The flank primal only produces one sub-primal cut, the flank steak.
The name “flank” comes from it’s anatomical location – the flank of the cow.
Other Names for Flank Steak
The flank steak goes by a number of different names depending on the Country and regional differences.
These are some of the more common names you’ll see:
- Jiffy steak – Named “Jiffy” due to the faster grilling time.
- London broil – Today, this more-so refers to the method of cooking as apposed to the type of meat. However, London broil originally referred to broiling flank steak in the oven.
- Bavette – French for “Bib.” This refers to its flat shape.
- Zabuton steak – In Japanese it refers to the shape of the steak, translating to “Little Pillow.”
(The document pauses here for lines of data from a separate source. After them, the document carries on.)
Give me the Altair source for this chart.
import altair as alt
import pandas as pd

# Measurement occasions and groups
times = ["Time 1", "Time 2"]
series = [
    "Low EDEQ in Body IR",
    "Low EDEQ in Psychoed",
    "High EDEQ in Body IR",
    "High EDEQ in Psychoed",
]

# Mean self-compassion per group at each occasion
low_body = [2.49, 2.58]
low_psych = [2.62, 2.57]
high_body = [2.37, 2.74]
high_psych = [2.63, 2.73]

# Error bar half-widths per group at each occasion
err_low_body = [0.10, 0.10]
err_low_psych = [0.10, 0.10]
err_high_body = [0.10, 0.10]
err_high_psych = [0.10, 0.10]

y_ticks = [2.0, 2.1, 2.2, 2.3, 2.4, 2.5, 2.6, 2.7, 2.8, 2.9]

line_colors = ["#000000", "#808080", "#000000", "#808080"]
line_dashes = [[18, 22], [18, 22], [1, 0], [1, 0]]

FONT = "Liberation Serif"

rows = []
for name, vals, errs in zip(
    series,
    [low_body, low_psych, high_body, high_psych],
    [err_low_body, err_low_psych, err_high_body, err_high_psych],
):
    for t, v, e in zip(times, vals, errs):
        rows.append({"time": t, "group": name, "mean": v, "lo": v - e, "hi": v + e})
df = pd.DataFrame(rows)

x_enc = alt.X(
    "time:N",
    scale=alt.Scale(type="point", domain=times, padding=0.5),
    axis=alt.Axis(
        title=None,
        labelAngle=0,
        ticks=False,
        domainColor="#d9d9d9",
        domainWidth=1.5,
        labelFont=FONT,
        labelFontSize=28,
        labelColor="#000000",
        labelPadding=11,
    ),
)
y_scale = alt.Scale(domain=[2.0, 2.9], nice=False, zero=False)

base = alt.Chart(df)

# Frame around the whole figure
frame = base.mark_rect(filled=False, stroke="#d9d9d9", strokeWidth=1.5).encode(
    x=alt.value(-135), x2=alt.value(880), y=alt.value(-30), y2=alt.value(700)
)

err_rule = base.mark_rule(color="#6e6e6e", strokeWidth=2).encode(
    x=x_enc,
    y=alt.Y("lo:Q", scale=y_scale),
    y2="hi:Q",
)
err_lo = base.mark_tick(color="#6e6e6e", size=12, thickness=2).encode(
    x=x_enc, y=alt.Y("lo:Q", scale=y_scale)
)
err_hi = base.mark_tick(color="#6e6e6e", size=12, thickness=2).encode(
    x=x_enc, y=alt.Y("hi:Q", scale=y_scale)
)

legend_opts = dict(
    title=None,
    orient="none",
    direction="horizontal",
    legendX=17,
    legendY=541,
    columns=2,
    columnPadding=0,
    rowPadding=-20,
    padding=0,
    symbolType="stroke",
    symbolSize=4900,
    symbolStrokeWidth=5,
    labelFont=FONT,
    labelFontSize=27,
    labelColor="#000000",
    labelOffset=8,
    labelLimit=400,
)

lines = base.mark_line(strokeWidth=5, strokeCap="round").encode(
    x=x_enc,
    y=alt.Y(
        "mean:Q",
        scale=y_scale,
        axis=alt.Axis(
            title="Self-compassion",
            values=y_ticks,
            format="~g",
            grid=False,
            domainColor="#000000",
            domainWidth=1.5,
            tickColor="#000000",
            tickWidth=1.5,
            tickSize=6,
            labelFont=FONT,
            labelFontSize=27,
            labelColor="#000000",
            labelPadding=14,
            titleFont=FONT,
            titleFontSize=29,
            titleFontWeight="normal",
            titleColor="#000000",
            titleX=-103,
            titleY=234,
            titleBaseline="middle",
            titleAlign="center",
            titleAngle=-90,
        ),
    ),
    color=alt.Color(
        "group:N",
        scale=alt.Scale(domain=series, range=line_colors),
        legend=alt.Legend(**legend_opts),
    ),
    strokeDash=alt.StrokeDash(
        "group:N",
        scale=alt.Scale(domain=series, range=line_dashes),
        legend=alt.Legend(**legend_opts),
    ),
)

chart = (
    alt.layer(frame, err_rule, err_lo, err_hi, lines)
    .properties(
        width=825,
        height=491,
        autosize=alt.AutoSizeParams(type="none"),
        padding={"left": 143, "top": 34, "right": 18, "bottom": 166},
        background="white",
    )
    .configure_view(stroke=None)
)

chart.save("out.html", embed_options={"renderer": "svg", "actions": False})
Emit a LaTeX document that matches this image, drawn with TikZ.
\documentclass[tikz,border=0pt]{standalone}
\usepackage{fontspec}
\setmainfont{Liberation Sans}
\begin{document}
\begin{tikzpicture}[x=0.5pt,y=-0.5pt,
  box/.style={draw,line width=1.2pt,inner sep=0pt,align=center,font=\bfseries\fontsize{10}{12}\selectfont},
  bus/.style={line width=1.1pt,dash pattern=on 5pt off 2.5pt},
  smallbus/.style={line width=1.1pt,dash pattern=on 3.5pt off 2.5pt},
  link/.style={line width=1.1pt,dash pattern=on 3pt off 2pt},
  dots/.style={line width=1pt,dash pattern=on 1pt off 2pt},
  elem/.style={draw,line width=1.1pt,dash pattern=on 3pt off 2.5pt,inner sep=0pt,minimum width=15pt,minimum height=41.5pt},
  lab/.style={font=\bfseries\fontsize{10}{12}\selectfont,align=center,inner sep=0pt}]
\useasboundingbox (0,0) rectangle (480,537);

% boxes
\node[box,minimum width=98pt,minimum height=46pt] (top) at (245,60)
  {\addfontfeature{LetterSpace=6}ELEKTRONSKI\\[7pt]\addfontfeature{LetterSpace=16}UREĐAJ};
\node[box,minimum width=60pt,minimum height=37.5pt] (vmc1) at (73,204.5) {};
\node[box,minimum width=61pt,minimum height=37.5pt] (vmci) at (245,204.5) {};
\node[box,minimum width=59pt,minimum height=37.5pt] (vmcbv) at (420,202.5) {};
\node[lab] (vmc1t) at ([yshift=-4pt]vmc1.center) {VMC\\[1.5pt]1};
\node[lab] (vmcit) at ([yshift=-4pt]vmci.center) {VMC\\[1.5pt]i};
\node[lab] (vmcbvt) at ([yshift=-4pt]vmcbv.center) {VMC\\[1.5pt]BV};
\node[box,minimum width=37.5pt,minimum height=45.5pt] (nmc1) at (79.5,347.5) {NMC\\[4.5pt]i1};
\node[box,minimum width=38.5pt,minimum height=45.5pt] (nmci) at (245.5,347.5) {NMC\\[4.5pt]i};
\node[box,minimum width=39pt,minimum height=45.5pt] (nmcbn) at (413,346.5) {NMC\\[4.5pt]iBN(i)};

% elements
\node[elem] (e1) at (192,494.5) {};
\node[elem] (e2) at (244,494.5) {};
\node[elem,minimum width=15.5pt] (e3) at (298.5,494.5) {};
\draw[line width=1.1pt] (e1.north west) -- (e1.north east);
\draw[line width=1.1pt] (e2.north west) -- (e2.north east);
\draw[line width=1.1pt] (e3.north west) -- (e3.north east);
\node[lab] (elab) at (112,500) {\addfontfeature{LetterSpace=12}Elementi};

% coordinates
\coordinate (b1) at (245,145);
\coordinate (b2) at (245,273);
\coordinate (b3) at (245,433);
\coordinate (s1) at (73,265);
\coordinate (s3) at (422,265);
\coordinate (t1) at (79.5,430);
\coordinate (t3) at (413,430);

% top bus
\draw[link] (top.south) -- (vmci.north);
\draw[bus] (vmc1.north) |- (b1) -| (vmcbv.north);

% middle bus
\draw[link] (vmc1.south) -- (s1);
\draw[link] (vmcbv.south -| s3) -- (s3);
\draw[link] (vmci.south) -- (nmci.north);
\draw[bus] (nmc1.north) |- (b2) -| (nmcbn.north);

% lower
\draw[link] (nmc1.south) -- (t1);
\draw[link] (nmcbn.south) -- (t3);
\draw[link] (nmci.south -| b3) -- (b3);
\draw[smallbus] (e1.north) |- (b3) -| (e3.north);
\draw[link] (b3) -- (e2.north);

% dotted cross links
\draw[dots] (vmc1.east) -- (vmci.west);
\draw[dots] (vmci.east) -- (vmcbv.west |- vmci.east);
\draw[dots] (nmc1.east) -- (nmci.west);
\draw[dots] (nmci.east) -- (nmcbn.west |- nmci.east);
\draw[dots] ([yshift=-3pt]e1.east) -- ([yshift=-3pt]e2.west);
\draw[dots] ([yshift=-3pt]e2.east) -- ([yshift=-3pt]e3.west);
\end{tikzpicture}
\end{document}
Some resources will say “Arrachera” refers to flank steak – while this may be true depending on the region – direct translation from Spanish tells us that Arrachera is skirt steak.
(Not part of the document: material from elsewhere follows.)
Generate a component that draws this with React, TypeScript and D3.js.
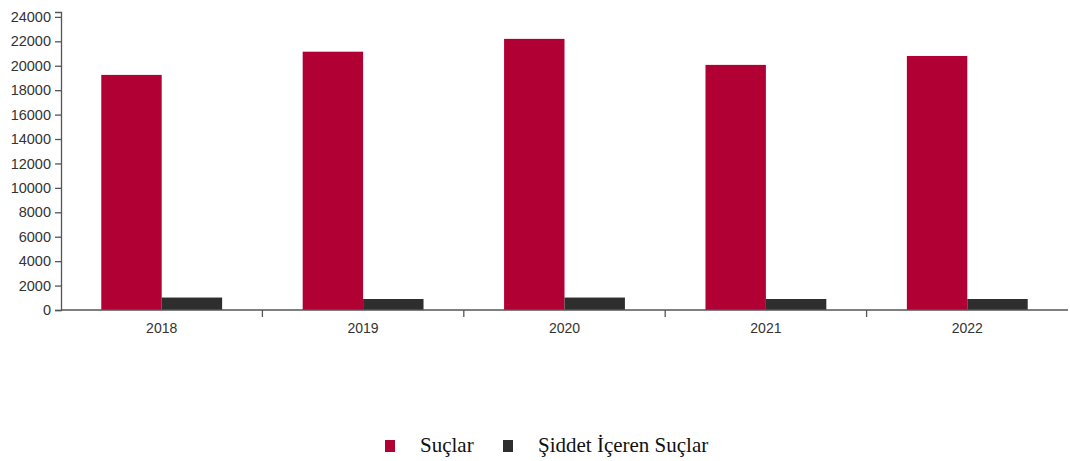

Again, this same sort of thing is seen across the globe for any number of different cuts of meat.
How is Flank Steak Used?
Flank steak takes well to marinades as it is a thin cut of meat.
I personally like to use Flank steak for beef on a stick; You can check out my recipe here.
The most common cooking methods for flank steak include:
- Seared hot and fast on the grill
- Pan-seared in a skillet on high heat
- Braised in the oven (London broil)
The most common dishes that use flank steak:
- Stir fry
- Carne Asada
- Steak tacos
- Beef/steak on a stick
- Mongolian beef
- Beef fajitas
- Jerky meat
Flank steak can be served as a stand-alone steak, however, it’s not very common.